**Records provided**
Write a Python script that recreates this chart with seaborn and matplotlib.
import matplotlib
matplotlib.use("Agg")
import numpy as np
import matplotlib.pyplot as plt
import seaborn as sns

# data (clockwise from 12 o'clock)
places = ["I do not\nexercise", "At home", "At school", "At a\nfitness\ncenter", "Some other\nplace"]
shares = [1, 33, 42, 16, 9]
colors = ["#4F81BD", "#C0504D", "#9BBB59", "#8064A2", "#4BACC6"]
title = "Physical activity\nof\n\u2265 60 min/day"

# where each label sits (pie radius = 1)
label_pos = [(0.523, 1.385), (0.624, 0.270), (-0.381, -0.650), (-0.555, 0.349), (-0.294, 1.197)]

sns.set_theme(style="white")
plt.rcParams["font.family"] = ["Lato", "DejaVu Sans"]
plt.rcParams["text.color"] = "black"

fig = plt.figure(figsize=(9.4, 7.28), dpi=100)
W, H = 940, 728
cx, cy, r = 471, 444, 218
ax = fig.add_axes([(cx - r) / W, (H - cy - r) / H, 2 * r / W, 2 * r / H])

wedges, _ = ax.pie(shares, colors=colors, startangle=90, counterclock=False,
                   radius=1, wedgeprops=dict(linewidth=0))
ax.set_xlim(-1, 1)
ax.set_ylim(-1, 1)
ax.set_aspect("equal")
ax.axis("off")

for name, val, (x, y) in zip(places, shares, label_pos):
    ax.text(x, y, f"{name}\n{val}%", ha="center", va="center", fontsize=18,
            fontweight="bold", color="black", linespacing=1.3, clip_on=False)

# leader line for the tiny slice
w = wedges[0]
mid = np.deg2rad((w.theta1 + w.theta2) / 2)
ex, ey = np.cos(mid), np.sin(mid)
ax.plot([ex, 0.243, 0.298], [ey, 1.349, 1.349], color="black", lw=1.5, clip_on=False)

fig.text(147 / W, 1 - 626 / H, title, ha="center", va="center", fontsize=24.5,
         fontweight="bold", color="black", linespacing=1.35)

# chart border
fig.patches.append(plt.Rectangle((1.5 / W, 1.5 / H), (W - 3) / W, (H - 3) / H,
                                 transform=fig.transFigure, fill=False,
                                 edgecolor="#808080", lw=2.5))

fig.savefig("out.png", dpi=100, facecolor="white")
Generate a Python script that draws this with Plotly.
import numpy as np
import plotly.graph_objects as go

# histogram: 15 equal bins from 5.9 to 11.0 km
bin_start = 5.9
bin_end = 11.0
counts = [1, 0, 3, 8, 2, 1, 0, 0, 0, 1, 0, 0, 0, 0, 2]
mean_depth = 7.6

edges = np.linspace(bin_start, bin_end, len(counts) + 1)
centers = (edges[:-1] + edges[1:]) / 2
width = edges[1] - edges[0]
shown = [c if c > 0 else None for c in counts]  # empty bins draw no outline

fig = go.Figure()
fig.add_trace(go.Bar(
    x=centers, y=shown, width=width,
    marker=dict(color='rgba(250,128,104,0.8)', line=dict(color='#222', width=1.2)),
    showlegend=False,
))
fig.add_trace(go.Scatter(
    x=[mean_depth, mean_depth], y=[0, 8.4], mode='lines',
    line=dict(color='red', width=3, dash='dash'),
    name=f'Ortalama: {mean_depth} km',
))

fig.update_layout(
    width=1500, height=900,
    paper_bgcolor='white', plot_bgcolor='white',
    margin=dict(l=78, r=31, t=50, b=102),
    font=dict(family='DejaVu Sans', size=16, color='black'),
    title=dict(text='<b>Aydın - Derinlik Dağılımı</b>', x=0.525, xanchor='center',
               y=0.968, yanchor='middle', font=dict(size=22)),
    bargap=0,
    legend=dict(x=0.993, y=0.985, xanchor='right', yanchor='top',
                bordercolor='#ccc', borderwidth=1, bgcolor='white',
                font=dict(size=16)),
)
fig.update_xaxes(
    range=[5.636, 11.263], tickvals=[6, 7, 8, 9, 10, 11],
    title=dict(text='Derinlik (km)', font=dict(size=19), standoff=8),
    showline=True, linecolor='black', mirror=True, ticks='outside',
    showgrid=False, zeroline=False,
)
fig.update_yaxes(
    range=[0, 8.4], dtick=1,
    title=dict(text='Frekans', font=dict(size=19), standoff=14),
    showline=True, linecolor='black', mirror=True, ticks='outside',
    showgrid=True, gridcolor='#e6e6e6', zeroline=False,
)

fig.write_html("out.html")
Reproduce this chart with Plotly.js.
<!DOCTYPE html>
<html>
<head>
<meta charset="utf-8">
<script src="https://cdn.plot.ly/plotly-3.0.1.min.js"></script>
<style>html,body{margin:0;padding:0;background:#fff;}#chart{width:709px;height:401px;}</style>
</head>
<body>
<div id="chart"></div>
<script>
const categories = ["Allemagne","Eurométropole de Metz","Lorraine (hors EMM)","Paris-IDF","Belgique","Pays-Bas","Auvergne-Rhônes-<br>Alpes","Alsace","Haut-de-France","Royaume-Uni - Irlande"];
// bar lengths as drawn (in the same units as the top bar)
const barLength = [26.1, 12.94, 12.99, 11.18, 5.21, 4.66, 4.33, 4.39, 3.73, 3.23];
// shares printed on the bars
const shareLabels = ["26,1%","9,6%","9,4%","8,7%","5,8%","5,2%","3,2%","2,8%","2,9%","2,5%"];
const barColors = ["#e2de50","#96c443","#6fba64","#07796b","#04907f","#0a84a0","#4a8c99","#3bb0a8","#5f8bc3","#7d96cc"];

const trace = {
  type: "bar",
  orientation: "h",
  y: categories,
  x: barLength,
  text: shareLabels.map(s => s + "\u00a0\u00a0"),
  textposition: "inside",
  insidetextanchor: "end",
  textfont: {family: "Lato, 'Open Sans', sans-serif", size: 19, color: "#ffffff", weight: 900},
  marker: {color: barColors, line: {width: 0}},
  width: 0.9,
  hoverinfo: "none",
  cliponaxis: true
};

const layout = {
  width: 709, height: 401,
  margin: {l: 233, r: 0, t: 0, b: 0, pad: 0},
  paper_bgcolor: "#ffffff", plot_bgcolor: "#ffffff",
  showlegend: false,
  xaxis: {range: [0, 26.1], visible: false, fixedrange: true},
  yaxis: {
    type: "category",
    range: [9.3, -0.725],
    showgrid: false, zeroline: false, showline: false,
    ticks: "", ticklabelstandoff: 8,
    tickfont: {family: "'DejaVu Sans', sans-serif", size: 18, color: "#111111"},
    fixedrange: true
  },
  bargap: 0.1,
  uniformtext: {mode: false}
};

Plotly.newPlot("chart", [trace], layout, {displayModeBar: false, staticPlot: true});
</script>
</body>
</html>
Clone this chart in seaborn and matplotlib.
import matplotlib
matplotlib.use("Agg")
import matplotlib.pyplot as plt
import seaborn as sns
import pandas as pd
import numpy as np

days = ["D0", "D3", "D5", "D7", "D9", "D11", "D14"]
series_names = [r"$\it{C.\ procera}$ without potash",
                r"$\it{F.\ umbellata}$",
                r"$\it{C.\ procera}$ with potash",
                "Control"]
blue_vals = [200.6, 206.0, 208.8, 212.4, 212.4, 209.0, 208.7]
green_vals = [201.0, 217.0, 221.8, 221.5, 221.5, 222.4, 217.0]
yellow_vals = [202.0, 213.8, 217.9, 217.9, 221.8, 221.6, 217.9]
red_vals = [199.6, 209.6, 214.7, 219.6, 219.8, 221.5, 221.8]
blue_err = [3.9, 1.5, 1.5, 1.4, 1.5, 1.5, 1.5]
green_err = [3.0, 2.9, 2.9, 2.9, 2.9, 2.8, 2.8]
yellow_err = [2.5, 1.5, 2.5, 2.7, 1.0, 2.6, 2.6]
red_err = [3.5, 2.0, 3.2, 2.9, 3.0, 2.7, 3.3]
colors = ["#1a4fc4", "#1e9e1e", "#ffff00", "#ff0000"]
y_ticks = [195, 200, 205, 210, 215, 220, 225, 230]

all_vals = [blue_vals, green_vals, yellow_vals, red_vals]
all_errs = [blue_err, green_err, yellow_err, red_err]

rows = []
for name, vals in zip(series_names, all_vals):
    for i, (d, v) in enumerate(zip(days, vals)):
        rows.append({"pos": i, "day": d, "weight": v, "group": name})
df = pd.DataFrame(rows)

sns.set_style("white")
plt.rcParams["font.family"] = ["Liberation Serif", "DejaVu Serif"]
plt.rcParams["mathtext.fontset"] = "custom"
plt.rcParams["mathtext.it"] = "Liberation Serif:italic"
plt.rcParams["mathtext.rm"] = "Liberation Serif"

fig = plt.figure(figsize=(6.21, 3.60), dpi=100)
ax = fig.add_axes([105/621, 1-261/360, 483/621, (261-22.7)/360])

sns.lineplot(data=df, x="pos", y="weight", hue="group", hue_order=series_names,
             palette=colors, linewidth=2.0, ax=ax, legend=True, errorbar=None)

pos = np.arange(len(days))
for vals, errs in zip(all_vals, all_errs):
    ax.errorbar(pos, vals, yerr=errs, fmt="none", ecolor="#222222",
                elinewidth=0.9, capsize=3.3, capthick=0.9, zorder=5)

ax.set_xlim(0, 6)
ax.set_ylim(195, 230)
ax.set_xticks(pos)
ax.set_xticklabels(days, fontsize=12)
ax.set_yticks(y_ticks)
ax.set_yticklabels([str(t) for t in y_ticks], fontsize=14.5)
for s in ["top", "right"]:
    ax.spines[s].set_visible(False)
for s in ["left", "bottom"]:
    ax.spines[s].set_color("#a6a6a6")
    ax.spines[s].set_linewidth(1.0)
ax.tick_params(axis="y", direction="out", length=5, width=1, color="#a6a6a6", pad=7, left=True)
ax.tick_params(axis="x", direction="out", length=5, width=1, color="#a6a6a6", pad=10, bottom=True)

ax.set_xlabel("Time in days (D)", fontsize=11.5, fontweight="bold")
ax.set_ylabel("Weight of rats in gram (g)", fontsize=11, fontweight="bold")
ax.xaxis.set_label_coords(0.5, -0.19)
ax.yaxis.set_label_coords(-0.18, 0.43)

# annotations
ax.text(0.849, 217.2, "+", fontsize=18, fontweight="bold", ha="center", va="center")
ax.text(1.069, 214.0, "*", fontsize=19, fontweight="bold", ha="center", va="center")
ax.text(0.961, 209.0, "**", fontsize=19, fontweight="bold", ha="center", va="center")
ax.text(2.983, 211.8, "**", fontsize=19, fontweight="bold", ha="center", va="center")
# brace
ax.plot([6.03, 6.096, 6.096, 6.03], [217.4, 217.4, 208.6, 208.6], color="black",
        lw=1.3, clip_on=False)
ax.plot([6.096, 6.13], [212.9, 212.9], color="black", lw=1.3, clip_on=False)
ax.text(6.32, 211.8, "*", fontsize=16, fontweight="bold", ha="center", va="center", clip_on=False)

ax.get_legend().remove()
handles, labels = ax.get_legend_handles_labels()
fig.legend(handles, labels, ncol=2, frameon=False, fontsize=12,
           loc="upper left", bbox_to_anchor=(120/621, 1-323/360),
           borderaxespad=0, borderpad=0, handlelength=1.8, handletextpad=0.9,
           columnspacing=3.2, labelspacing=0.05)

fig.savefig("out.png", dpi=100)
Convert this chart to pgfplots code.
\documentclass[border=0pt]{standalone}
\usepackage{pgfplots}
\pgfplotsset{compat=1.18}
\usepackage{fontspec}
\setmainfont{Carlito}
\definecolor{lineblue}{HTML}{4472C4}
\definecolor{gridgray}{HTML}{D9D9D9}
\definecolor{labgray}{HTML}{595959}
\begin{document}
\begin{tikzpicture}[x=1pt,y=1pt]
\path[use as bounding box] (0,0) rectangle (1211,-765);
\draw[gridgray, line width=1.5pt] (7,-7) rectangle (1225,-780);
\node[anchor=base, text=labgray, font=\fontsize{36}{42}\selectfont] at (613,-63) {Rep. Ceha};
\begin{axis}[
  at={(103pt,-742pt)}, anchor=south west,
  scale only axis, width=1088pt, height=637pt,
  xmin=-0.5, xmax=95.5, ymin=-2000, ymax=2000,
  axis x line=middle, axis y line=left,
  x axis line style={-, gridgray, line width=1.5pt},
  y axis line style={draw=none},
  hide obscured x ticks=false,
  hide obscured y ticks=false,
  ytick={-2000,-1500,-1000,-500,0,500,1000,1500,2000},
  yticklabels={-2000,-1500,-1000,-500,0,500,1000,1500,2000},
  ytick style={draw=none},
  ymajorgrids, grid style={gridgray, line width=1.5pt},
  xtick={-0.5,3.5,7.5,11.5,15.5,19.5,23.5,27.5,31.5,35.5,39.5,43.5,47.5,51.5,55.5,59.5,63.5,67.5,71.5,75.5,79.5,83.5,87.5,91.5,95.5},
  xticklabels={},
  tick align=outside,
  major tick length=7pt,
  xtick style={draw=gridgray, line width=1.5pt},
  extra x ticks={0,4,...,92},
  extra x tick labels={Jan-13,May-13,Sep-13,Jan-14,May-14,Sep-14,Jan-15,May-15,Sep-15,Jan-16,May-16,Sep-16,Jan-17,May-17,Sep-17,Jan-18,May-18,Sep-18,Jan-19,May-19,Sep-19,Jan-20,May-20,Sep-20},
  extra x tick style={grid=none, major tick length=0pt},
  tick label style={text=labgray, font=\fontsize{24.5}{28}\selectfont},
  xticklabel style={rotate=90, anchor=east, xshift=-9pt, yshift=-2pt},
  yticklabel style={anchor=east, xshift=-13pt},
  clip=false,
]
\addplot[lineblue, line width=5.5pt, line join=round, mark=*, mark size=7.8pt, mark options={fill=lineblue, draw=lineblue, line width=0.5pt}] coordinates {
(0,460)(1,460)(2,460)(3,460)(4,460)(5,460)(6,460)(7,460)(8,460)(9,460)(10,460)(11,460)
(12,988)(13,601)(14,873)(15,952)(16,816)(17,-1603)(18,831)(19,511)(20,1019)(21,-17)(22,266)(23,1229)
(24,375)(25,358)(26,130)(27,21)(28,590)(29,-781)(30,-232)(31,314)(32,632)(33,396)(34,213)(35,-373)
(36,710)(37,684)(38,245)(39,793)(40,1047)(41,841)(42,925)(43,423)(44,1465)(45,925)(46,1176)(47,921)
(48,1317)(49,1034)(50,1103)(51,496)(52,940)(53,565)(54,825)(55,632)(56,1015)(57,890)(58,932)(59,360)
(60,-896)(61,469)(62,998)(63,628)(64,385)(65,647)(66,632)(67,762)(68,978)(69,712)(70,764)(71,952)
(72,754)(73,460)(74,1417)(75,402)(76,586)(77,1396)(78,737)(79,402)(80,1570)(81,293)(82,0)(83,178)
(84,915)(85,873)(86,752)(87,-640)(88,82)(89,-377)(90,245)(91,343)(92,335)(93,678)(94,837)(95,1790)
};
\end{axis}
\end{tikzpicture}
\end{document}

**Given task**
Print, please, the lines above from the very first through the one that holds "0.349), (-0.294, 1.197)]", both included, word for word and with nothing else.

**Solved exercise**
Write a Python script that recreates this chart with seaborn and matplotlib.
import matplotlib
matplotlib.use("Agg")
import numpy as np
import matplotlib.pyplot as plt
import seaborn as sns

# data (clockwise from 12 o'clock)
places = ["I do not\nexercise", "At home", "At school", "At a\nfitness\ncenter", "Some other\nplace"]
shares = [1, 33, 42, 16, 9]
colors = ["#4F81BD", "#C0504D", "#9BBB59", "#8064A2", "#4BACC6"]
title = "Physical activity\nof\n\u2265 60 min/day"

# where each label sits (pie radius = 1)
label_pos = [(0.523, 1.385), (0.624, 0.270), (-0.381, -0.650), (-0.555, 0.349), (-0.294, 1.197)]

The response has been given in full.